| Exercise objective |
Retype exactly what appears below from the line containing "Reproduce this chart with Chart.js." down to the line containing "const hatch = makeHatch();", keeping both end lines. Do not include pictures.
Start Dataset content
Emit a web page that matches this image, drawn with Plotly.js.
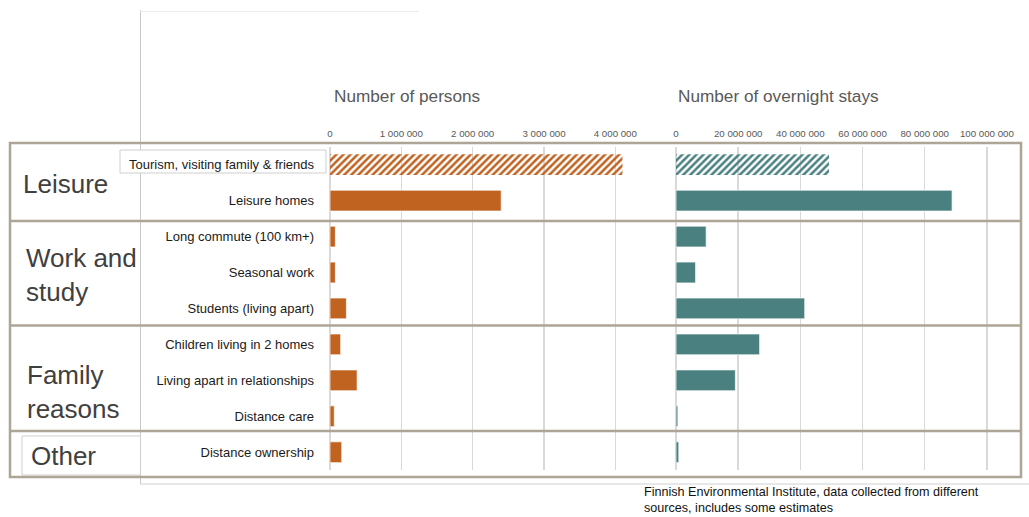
<!DOCTYPE html>
<html>
<head>
<meta charset="utf-8">
<script src="https://cdn.plot.ly/plotly-3.0.1.min.js"></script>
<style>html,body{margin:0;padding:0;background:#fff;}#chart{width:1029px;height:517px;}</style>
</head>
<body>
<div id="chart"></div>
<script>
// ---- data ----
const categories = [
  "Tourism, visiting family & friends",
  "Leisure homes",
  "Long commute (100 km+)",
  "Seasonal work",
  "Students (living apart)",
  "Children living in 2 homes",
  "Living apart in relationships",
  "Distance care",
  "Distance ownership"
];
const persons = [4100000, 2400000, 75000, 75000, 230000, 150000, 380000, 60000, 165000];
const overnightStays = [49200000, 88800000, 9700000, 6300000, 41400000, 26900000, 19100000, 600000, 900000];
const estimated = [true, false, false, false, false, false, false, false, false];
const groupLabels = ["Leisure", "Work and<br>study", "Family<br>reasons", "Other"];
const leftTitle = "Number of persons";
const rightTitle = "Number of overnight stays";
const sourceNote = "Finnish Environmental Institute, data collected from different<br>sources, includes some estimates";

// ---- helpers ----
const W = 1029, H = 517;
const px = x => x / W;
const py = y => 1 - y / H;
const FONT = "Liberation Sans, Arial, sans-serif";
const ORANGE = "#C06220";
const TEAL = "#4A8080";
const BOX = "#ADA596";

const patternShapes = estimated.map(e => e ? "/" : "");
const lineWidths = estimated.map(e => e ? 0 : 1);

const traces = [
  {
    type: "bar", orientation: "h",
    x: persons, y: categories,
    xaxis: "x", yaxis: "y",
    marker: {
      color: ORANGE,
      line: {color: "rgba(255,255,255,0.7)", width: lineWidths},
      pattern: {shape: patternShapes, fillmode: "replace", size: 5, solidity: 0.5}
    },
    hoverinfo: "x+y", showlegend: false
  },
  {
    type: "bar", orientation: "h",
    x: overnightStays, y: categories,
    xaxis: "x2", yaxis: "y",
    marker: {
      color: TEAL,
      line: {color: "rgba(255,255,255,0.7)", width: lineWidths},
      pattern: {shape: patternShapes, fillmode: "replace", size: 5, solidity: 0.5}
    },
    hoverinfo: "x+y", showlegend: false
  }
];

const yTop = 146.7, yBot = 470.2;

const layout = {
  width: W, height: H,
  margin: {l: 0, r: 0, t: 0, b: 0},
  paper_bgcolor: "#fff", plot_bgcolor: "rgba(0,0,0,0)",
  font: {family: FONT, color: "#222"},
  separators: ". ",
  bargap: 0.42,
  xaxis: {
    domain: [px(330), px(651)], anchor: "y", side: "top",
    range: [0, 4500000], dtick: 1000000, tickformat: ",",
    showgrid: true, gridcolor: "#d9d9d9", gridwidth: 1.5,
    zeroline: true, zerolinecolor: "#d9d9d9", zerolinewidth: 1.5,
    showline: false, ticks: "", ticklabelstandoff: 7,
    tickfont: {size: 9.7, color: "#595959", family: FONT}
  },
  xaxis2: {
    domain: [px(676), px(1018)], anchor: "y", side: "top",
    range: [0, 110000000], dtick: 20000000, tickformat: ",",
    showgrid: true, gridcolor: "#d9d9d9", gridwidth: 1.5,
    zeroline: true, zerolinecolor: "#d9d9d9", zerolinewidth: 1.5,
    showline: false, ticks: "", ticklabelstandoff: 7,
    tickfont: {size: 9.7, color: "#595959", family: FONT}
  },
  yaxis: {
    domain: [py(yBot), py(yTop)], anchor: "x",
    type: "category", range: [categories.length - 0.5, -0.5],
    showgrid: false, zeroline: false, showline: false, ticks: "",
    ticklabelstandoff: 15,
    tickfont: {size: 13, color: "#1a1a1a", family: FONT}
  },
  shapes: [
    // thin frame lines of the underlying slide chart
    {type: "line", xref: "paper", yref: "paper", x0: px(140.5), x1: px(140.5), y0: py(10), y1: py(484), line: {color: "#c8c8c8", width: 1}, layer: "below"},
    {type: "line", xref: "paper", yref: "paper", x0: px(140), x1: px(419), y0: py(11.5), y1: py(11.5), line: {color: "#ececec", width: 1}, layer: "below"},
    {type: "line", xref: "paper", yref: "paper", x0: px(140), x1: px(1029), y0: py(484), y1: py(484), line: {color: "#d0d0d0", width: 1}, layer: "below"},
    // label boxes
    {type: "rect", xref: "paper", yref: "paper", x0: px(120), x1: px(326), y0: py(150), y1: py(173), line: {color: "#cfcfcf", width: 1}, fillcolor: "#fff", layer: "below"},
    {type: "rect", xref: "paper", yref: "paper", x0: px(22), x1: px(140.5), y0: py(436), y1: py(475), line: {color: "#cfcfcf", width: 1}, fillcolor: "#fff", layer: "below"},
    // group frame
    {type: "rect", xref: "paper", yref: "paper", x0: px(10), x1: px(1021), y0: py(143), y1: py(477), line: {color: BOX, width: 2.5}, fillcolor: "rgba(0,0,0,0)", layer: "above"},
    {type: "line", xref: "paper", yref: "paper", x0: px(10), x1: px(1021), y0: py(221), y1: py(221), line: {color: BOX, width: 2.5}, layer: "above"},
    {type: "line", xref: "paper", yref: "paper", x0: px(10), x1: px(1021), y0: py(325.5), y1: py(325.5), line: {color: BOX, width: 2.5}, layer: "above"},
    {type: "line", xref: "paper", yref: "paper", x0: px(10), x1: px(1021), y0: py(431), y1: py(431), line: {color: BOX, width: 2.5}, layer: "above"}
  ],
  annotations: [
    {text: leftTitle, xref: "paper", yref: "paper", x: px(332), y: py(96), xanchor: "left", yanchor: "middle", showarrow: false, font: {size: 17.2, color: "#595959", family: FONT}},
    {text: rightTitle, xref: "paper", yref: "paper", x: px(676), y: py(96), xanchor: "left", yanchor: "middle", showarrow: false, font: {size: 17.2, color: "#595959", family: FONT}},
    {text: groupLabels[0], xref: "paper", yref: "paper", x: px(21), y: py(184), xanchor: "left", yanchor: "middle", showarrow: false, font: {size: 26, color: "#404040", family: FONT}},
    {text: groupLabels[1], xref: "paper", yref: "paper", x: px(24), y: py(275), xanchor: "left", yanchor: "middle", align: "left", showarrow: false, font: {size: 26, color: "#404040", family: FONT}},
    {text: groupLabels[2], xref: "paper", yref: "paper", x: px(25), y: py(392), xanchor: "left", yanchor: "middle", align: "left", showarrow: false, font: {size: 26, color: "#404040", family: FONT}},
    {text: groupLabels[3], xref: "paper", yref: "paper", x: px(29), y: py(456), xanchor: "left", yanchor: "middle", showarrow: false, font: {size: 26, color: "#404040", family: FONT}},
    {text: sourceNote, xref: "paper", yref: "paper", x: px(643), y: py(484), xanchor: "left", yanchor: "top", align: "left", showarrow: false, borderpad: 0, font: {size: 12.6, color: "#111", family: FONT}}
  ]
};

Plotly.newPlot("chart", traces, layout, {displayModeBar: false, staticPlot: true});
</script>
</body>
</html>
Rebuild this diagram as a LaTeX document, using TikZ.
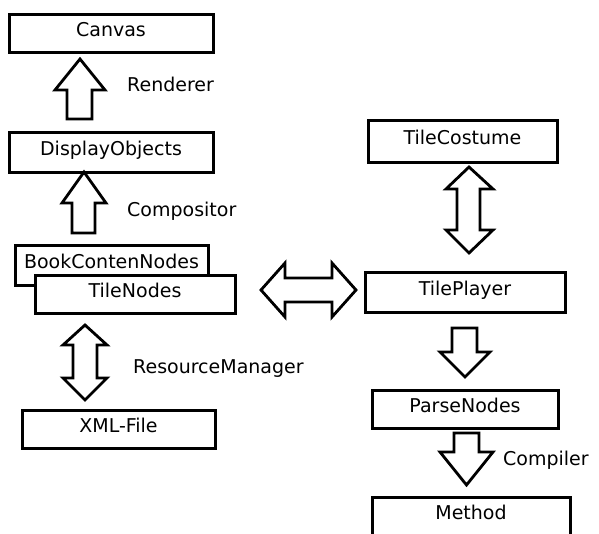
\documentclass[tikz,border=0pt]{standalone}
\usepackage{fontspec}
\setmainfont{DejaVu Sans}
\begin{document}
\begin{tikzpicture}[x=1pt,y=-1pt,
  box/.style={draw, line width=3pt, fill=white, inner sep=0pt, text height=14pt, text depth=8pt},
  lbl/.style={anchor=west, inner sep=0pt, text height=14pt, text depth=0pt},
  fat/.style={draw, line width=2.8pt, miter limit=10, line join=miter, fill=white}]
\useasboundingbox (0,0) rectangle (599,533);
\fontsize{19}{23}\selectfont
% boxes
\node[box, minimum width=204pt, minimum height=38pt] (canvas) at (111,33) {Canvas};
\node[box, minimum width=204pt, minimum height=40pt] (disp) at (111,152) {DisplayObjects};
\node[box, minimum width=193pt, minimum height=40pt] (book) at (111.5,265) {BookContenNodes};
\node[box, minimum width=200pt, minimum height=38pt] (tile) at (135,294) {TileNodes};
\node[box, minimum width=193pt, minimum height=38pt] (xml) at (118.5,429) {XML-File};
\node[box, minimum width=189pt, minimum height=42pt] (cost) at (462.5,141) {TileCostume};
\node[box, minimum width=200pt, minimum height=40pt] (player) at (465,292) {TilePlayer};
\node[box, minimum width=186pt, minimum height=38pt] (parse) at (465,409) {ParseNodes};
\node[box, minimum width=198pt, minimum height=38pt] (method) at (471,516) {Method};
% labels
\node[lbl] (renderer) at (127,84) {Renderer};
\node[lbl] (compositor) at (127,209) {Compositor};
\node[lbl] (resman) at (133,366.5) {ResourceManager};
\node[lbl] (compiler) at (503,458) {Compiler};
% Renderer up arrow
\draw[fat] (67,119) -- (67,90) -- (55,90) -- (80,59) -- (105,90) -- (92,90) -- (92,119) -- cycle;
% Compositor up arrow
\draw[fat] (72,233) -- (72,203) -- (62,203) -- (84,172) -- (106,203) -- (95,203) -- (95,233) -- cycle;
% ResourceManager double arrow
\draw[fat] (85,325) -- (107,345) -- (97,345) -- (97,378) -- (107,378) -- (85,400) -- (63,378) -- (73,378) -- (73,345) -- (63,345) -- cycle;
% horizontal double arrow
\draw[fat] (261,290) -- (285,263) -- (285,278) -- (332,278) -- (332,263) -- (356,290) -- (332,317) -- (332,302) -- (285,302) -- (285,317) -- cycle;
% TileCostume double arrow
\draw[fat] (469,167) -- (493,189) -- (480,189) -- (480,230) -- (493,230) -- (469,253) -- (446,230) -- (457,230) -- (457,189) -- (446,189) -- cycle;
% TilePlayer down arrow
\draw[fat] (452,328) -- (477,328) -- (477,352) -- (490,352) -- (465,377) -- (440,352) -- (452,352) -- cycle;
% Compiler down arrow
\draw[fat] (454,433) -- (479,433) -- (479,452) -- (493,452) -- (466.5,485) -- (440,452) -- (454,452) -- cycle;
\end{tikzpicture}
\end{document}
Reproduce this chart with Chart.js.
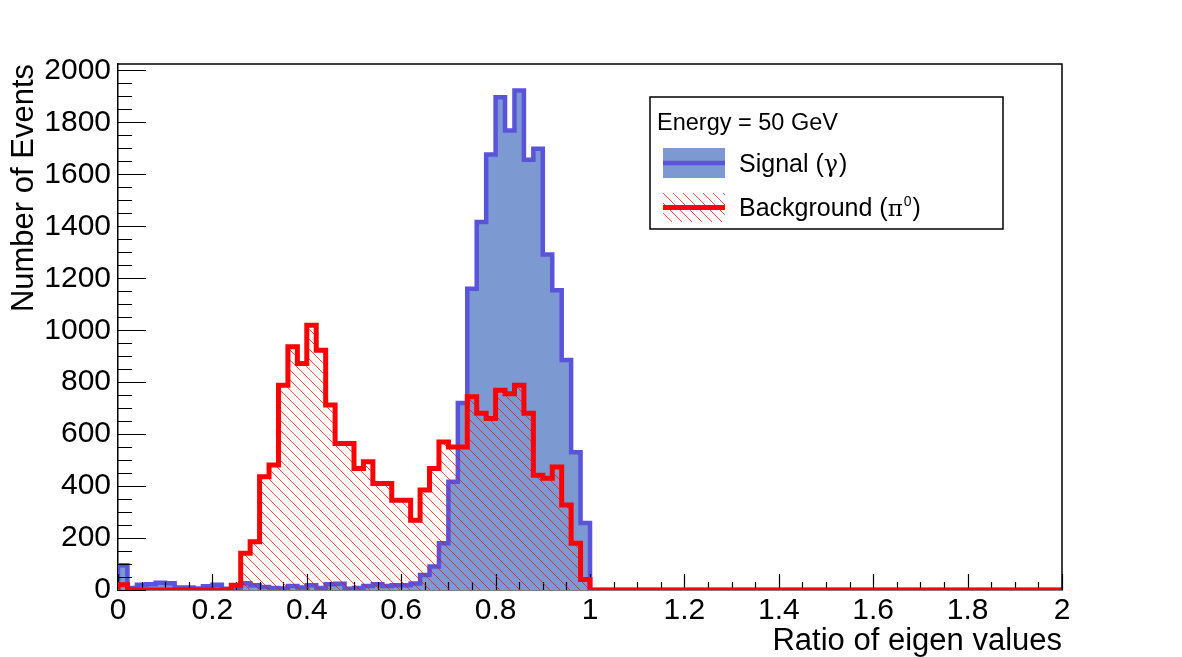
<!DOCTYPE html>
<html><head><meta charset="utf-8">
<script src="https://cdn.jsdelivr.net/npm/chart.js@4"></script>
<style>html,body{margin:0;padding:0;background:#fff;overflow:hidden}#wrap{width:1182px;height:657px;position:relative}</style>
</head><body><div id="wrap"><canvas id="c" width="1182" height="657"></canvas></div>
<script>
// ---- data ----
const binLow = 0;
const binWidth = 0.02;
const signalCounts = [
  95, 8, 20, 22, 28, 26, 10, 10, 6, 14,
  20, 5, 5, 26, 18, 12, 8, 6, 15, 10,
  18, 8, 22, 24, 5, 8, 15, 22, 15, 18,
  18, 25, 58, 90, 180, 417, 720, 1160, 1417, 1677,
  1897, 1769, 1923, 1656, 1699, 1292, 1154, 885, 530, 258,
  0,0,0,0,0,0,0,0,0,0, 0,0,0,0,0,0,0,0,0,0,
  0,0,0,0,0,0,0,0,0,0, 0,0,0,0,0,0,0,0,0,0,
  0,0,0,0,0,0,0,0,0,0
];
const backgroundCounts = [
  20, 0, 0, 0, 0, 0, 0, 0, 0, 0,
  0, 0, 18, 141, 186, 436, 481, 788, 936, 872,
  1019, 923, 712, 564, 564, 468, 494, 410, 410, 346,
  346, 269, 385, 468, 570, 551, 551, 744, 680, 660,
  769, 756, 788, 680, 442, 430, 474, 327, 180, 40,
  0,0,0,0,0,0,0,0,0,0, 0,0,0,0,0,0,0,0,0,0,
  0,0,0,0,0,0,0,0,0,0, 0,0,0,0,0,0,0,0,0,0,
  0,0,0,0,0,0,0,0,0,0
];
const xTickLabels = ['0', '0.2', '0.4', '0.6', '0.8', '1', '1.2', '1.4', '1.6', '1.8', '2'];
const yTickLabels = ['0', '200', '400', '600', '800', '1000', '1200', '1400', '1600', '1800', '2000'];
const xRange = [0, 2];
const yRange = [0, 2025];
const legendHeader = 'Energy = 50 GeV';
const signalLabel = 'Signal (';
const signalGreek = '\u03b3';
const backgroundLabel = 'Background (';
const backgroundGreek = '\u03c0';
const xTitle = 'Ratio of eigen values';
const yTitle = 'Number of Events';

// ---- styling ----
const FONT = '"Liberation Sans", Arial, Helvetica, sans-serif';
const GREEK = '"DejaVu Serif", serif';
const sigLine = '#5954d9';
const sigFill = '#7d99d1';
const bkgLine = '#ff0000';

function makeHatch(){
  const p = document.createElement('canvas');
  p.width = 10; p.height = 10;
  const g = p.getContext('2d');
  g.strokeStyle = '#ff0000';
  g.lineWidth = 0.7;
  g.beginPath();
  g.moveTo(-2, -2); g.lineTo(12, 12);
  g.moveTo(-12, -2); g.lineTo(2, 12);
  g.moveTo(8, -2); g.lineTo(22, 12);
  g.stroke();
  return document.getElementById('c').getContext('2d').createPattern(p, 'repeat');
}
const hatch = makeHatch();

function stepPoints(counts){
  const pts = [{x: binLow, y: 0}];
  counts.forEach((v, i) => {
    const lo = binLow + i * binWidth;
    pts.push({x: lo, y: v}, {x: lo + binWidth, y: v});
  });
  pts.push({x: binLow + counts.length * binWidth, y: 0});
  return pts;
}

function drawParts(ctx, x, baseline, parts){
  for (const p of parts){
    ctx.font = p.size + 'px ' + (p.family || FONT);
    ctx.fillText(p.text, x, baseline + (p.dy || 0));
    x += ctx.measureText(p.text).width + (p.gap || 0);
  }
}

const rootTicks = {
  id: 'rootTicks',
  afterDatasetDraw(chart, args){
    if (args.index !== 0) return;
    const {ctx, chartArea: a, scales: {x, y}} = chart;
    ctx.save();
    ctx.strokeStyle = '#000';
    ctx.lineWidth = 1.2;
    ctx.beginPath();
    const xStep = (Number(xTickLabels[1]) - Number(xTickLabels[0])) / 4;
    for (let k = 0; k <= Math.round((xRange[1]-xRange[0]) / xStep); k++){
      const v = xRange[0] + k * xStep;
      const px = Math.round(x.getPixelForValue(v)) + 0.5;
      const len = (k % 4 === 0) ? 16 : 8;
      ctx.moveTo(px, a.bottom); ctx.lineTo(px, a.bottom - len);
    }
    const yStep = (Number(yTickLabels[1]) - Number(yTickLabels[0])) / 4;
    for (let v = 0; v <= yRange[1]; v += yStep){
      const py = Math.round(y.getPixelForValue(v)) + 0.5;
      const len = (Math.round(v / yStep) % 4 === 0) ? 28 : 14;
      ctx.moveTo(a.left, py); ctx.lineTo(a.left + len, py);
    }
    ctx.stroke();
    ctx.restore();
  },
  afterDraw(chart){
    const {ctx, chartArea: a} = chart;
    ctx.save();
    ctx.strokeStyle = '#000';
    ctx.lineWidth = 1.5;
    ctx.beginPath();
    ctx.moveTo(a.left, a.top); ctx.lineTo(a.right, a.top); ctx.lineTo(a.right, a.bottom);
    ctx.stroke();
    // legend
    const L = {x: 650, y: 97, w: 353, h: 132};
    ctx.fillStyle = '#fff';
    ctx.fillRect(L.x, L.y, L.w, L.h);
    ctx.lineWidth = 1.5;
    ctx.strokeRect(L.x, L.y, L.w, L.h);
    ctx.fillStyle = '#000';
    ctx.textBaseline = 'alphabetic';
    ctx.textAlign = 'left';
    ctx.font = '23.5px ' + FONT;
    ctx.fillText(legendHeader, 657, 130);
    // signal sample
    ctx.fillStyle = sigFill;
    ctx.fillRect(663, 148, 62, 30);
    ctx.strokeStyle = sigLine; ctx.lineWidth = 4.5;
    ctx.beginPath(); ctx.moveTo(663, 163); ctx.lineTo(725, 163); ctx.stroke();
    // background sample
    ctx.fillStyle = hatch;
    ctx.fillRect(663, 193, 62, 29);
    ctx.strokeStyle = bkgLine; ctx.lineWidth = 5;
    ctx.beginPath(); ctx.moveTo(663, 207.5); ctx.lineTo(725, 207.5); ctx.stroke();
    ctx.fillStyle = '#000';
    drawParts(ctx, 739, 172, [
      {text: signalLabel, size: 25},
      {text: signalGreek, size: 24, family: GREEK, gap: 1},
      {text: ')', size: 25}
    ]);
    drawParts(ctx, 739, 216, [
      {text: backgroundLabel, size: 25},
      {text: backgroundGreek, size: 23, family: GREEK, gap: 1},
      {text: '0', size: 14, dy: -10, gap: 1},
      {text: ')', size: 25}
    ]);
    ctx.restore();
  }
};

new Chart(document.getElementById('c'), {
  type: 'line',
  data: {
    datasets: [
      {label: 'signal', data: stepPoints(signalCounts), borderColor: sigLine, backgroundColor: sigFill,
       borderWidth: 4.5, fill: 'origin', pointRadius: 0, tension: 0, order: 1,
       borderJoinStyle: 'miter', borderCapStyle: 'butt'},
      {label: 'background', data: stepPoints(backgroundCounts), borderColor: bkgLine, backgroundColor: hatch,
       borderWidth: 5, fill: 'origin', pointRadius: 0, tension: 0, order: 0,
       borderJoinStyle: 'miter', borderCapStyle: 'butt'}
    ]
  },
  options: {
    responsive: false, animation: false, devicePixelRatio: 1,
    layout: {padding: {left: 0, top: 64, right: 120, bottom: 0}},
    plugins: {legend: {display: false}, tooltip: {enabled: false}},
    scales: {
      x: {
        type: 'linear', min: xRange[0], max: xRange[1],
        afterBuildTicks: s => { s.ticks = xTickLabels.map(v => ({value: Number(v)})); },
        afterFit: s => { s.height = 67; },
        grid: {display: false, drawTicks: false},
        border: {display: true, color: '#000', width: 1.5},
        ticks: {color: '#000', font: {family: FONT, size: 30}, padding: 3, maxRotation: 0, autoSkip: false,
                callback: (v, i) => xTickLabels[i]},
        title: {display: true, text: xTitle, align: 'end', color: '#000', font: {family: FONT, size: 31, lineHeight: 1}, padding: {top: 0, bottom: 0}}
      },
      y: {
        type: 'linear', min: yRange[0], max: yRange[1],
        afterBuildTicks: s => { s.ticks = yTickLabels.map(v => ({value: Number(v)})); },
        afterFit: s => { s.width = 118; },
        grid: {display: false, drawTicks: false},
        border: {display: true, color: '#000', width: 1.5},
        ticks: {color: '#000', font: {family: FONT, size: 30}, padding: 7, autoSkip: false,
                callback: (v, i) => yTickLabels[i]},
        title: {display: true, text: yTitle, align: 'end', color: '#000', font: {family: FONT, size: 31, lineHeight: 1}, padding: {top: 9, bottom: 0}}
      }
    }
  },
  plugins: [rootTicks]
});
</script></body></html>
End Dataset content
| Answer for the task |
Reproduce this chart with Chart.js.
<!DOCTYPE html>
<html><head><meta charset="utf-8">
<script src="https://cdn.jsdelivr.net/npm/chart.js@4"></script>
<style>html,body{margin:0;padding:0;background:#fff;overflow:hidden}#wrap{width:1182px;height:657px;position:relative}</style>
</head><body><div id="wrap"><canvas id="c" width="1182" height="657"></canvas></div>
<script>
// ---- data ----
const binLow = 0;
const binWidth = 0.02;
const signalCounts = [
  95, 8, 20, 22, 28, 26, 10, 10, 6, 14,
  20, 5, 5, 26, 18, 12, 8, 6, 15, 10,
  18, 8, 22, 24, 5, 8, 15, 22, 15, 18,
  18, 25, 58, 90, 180, 417, 720, 1160, 1417, 1677,
  1897, 1769, 1923, 1656, 1699, 1292, 1154, 885, 530, 258,
  0,0,0,0,0,0,0,0,0,0, 0,0,0,0,0,0,0,0,0,0,
  0,0,0,0,0,0,0,0,0,0, 0,0,0,0,0,0,0,0,0,0,
  0,0,0,0,0,0,0,0,0,0
];
const backgroundCounts = [
  20, 0, 0, 0, 0, 0, 0, 0, 0, 0,
  0, 0, 18, 141, 186, 436, 481, 788, 936, 872,
  1019, 923, 712, 564, 564, 468, 494, 410, 410, 346,
  346, 269, 385, 468, 570, 551, 551, 744, 680, 660,
  769, 756, 788, 680, 442, 430, 474, 327, 180, 40,
  0,0,0,0,0,0,0,0,0,0, 0,0,0,0,0,0,0,0,0,0,
  0,0,0,0,0,0,0,0,0,0, 0,0,0,0,0,0,0,0,0,0,
  0,0,0,0,0,0,0,0,0,0
];
const xTickLabels = ['0', '0.2', '0.4', '0.6', '0.8', '1', '1.2', '1.4', '1.6', '1.8', '2'];
const yTickLabels = ['0', '200', '400', '600', '800', '1000', '1200', '1400', '1600', '1800', '2000'];
const xRange = [0, 2];
const yRange = [0, 2025];
const legendHeader = 'Energy = 50 GeV';
const signalLabel = 'Signal (';
const signalGreek = '\u03b3';
const backgroundLabel = 'Background (';
const backgroundGreek = '\u03c0';
const xTitle = 'Ratio of eigen values';
const yTitle = 'Number of Events';

// ---- styling ----
const FONT = '"Liberation Sans", Arial, Helvetica, sans-serif';
const GREEK = '"DejaVu Serif", serif';
const sigLine = '#5954d9';
const sigFill = '#7d99d1';
const bkgLine = '#ff0000';

function makeHatch(){
  const p = document.createElement('canvas');
  p.width = 10; p.height = 10;
  const g = p.getContext('2d');
  g.strokeStyle = '#ff0000';
  g.lineWidth = 0.7;
  g.beginPath();
  g.moveTo(-2, -2); g.lineTo(12, 12);
  g.moveTo(-12, -2); g.lineTo(2, 12);
  g.moveTo(8, -2); g.lineTo(22, 12);
  g.stroke();
  return document.getElementById('c').getContext('2d').createPattern(p, 'repeat');
}
const hatch = makeHatch();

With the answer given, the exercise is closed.